DATA SECTION:
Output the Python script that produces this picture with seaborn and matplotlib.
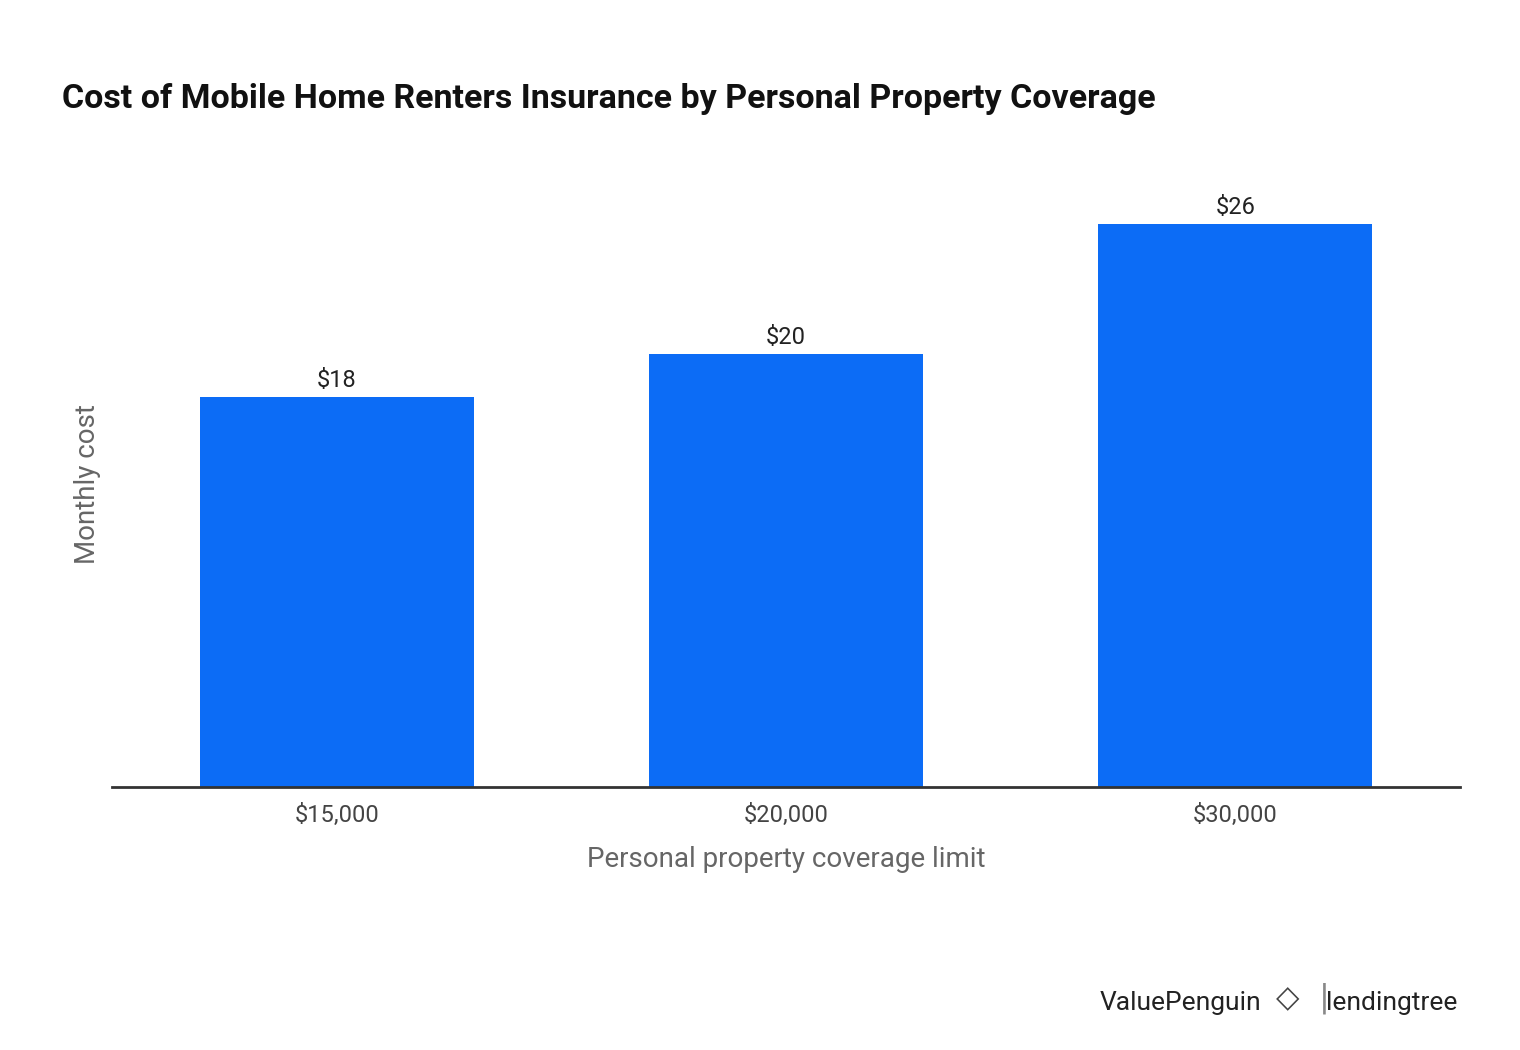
import matplotlib
matplotlib.use("Agg")
import seaborn as sns
import pandas as pd
from matplotlib import pyplot as plt

# data
coverage = ["$15,000", "$20,000", "$30,000"]
monthly_cost = [18, 20, 26]
labels = ["$18", "$20", "$26"]

df = pd.DataFrame({"coverage": coverage, "cost": monthly_cost})

plt.rcParams["font.family"] = "Roboto"
fig = plt.figure(figsize=(15.2, 10.5), dpi=100)
ax = fig.add_axes([0.0737, 0.2505, 0.8868, 0.5771])

sns.barplot(data=df, x="coverage", y="cost", color="#0c6cf6", saturation=1,
            width=0.61, ax=ax)
ax.set_xlim(-0.5, 2.5)
ax.set_ylim(0, 28)

for i, (v, t) in enumerate(zip(monthly_cost, labels)):
    ax.text(i, v + 0.25, t, ha="center", va="bottom", fontsize=17, color="#222222")

for s in ["top", "right", "left"]:
    ax.spines[s].set_visible(False)
ax.spines["bottom"].set_color("#333333")
ax.spines["bottom"].set_linewidth(2)
ax.set_yticks([])
ax.tick_params(axis="x", length=0, labelsize=17, labelcolor="#444444", pad=12)
ax.set_xlabel("Personal property coverage limit", fontsize=20, color="#666666", labelpad=14)
ax.set_ylabel("Monthly cost", fontsize=20, color="#666666")
ax.yaxis.set_label_coords(-0.008, 0.5)

fig.text(0.041, 0.906, "Cost of Mobile Home Renters Insurance by Personal Property Coverage",
         fontsize=24.5, fontweight="bold", color="#111111", va="center")

fig.text(0.83, 0.045, "ValuePenguin", fontsize=19, color="#222222", ha="right", va="center")
fig.text(0.847, 0.049, "◇", fontsize=22, color="#444444", ha="center", va="center",
         fontfamily="DejaVu Sans")
fig.text(0.871, 0.049, "|", fontsize=26, color="#888888", ha="center", va="center")
fig.text(0.959, 0.045, "lendingtree", fontsize=19, color="#222222", ha="right", va="center")

fig.savefig("out.png", dpi=100)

REQUIRED TASK:
Within the listing above, find every line containing the string "seaborn" and return it.

TASK RESULT:
Output the Python script that produces this picture with seaborn and matplotlib.
import seaborn as sns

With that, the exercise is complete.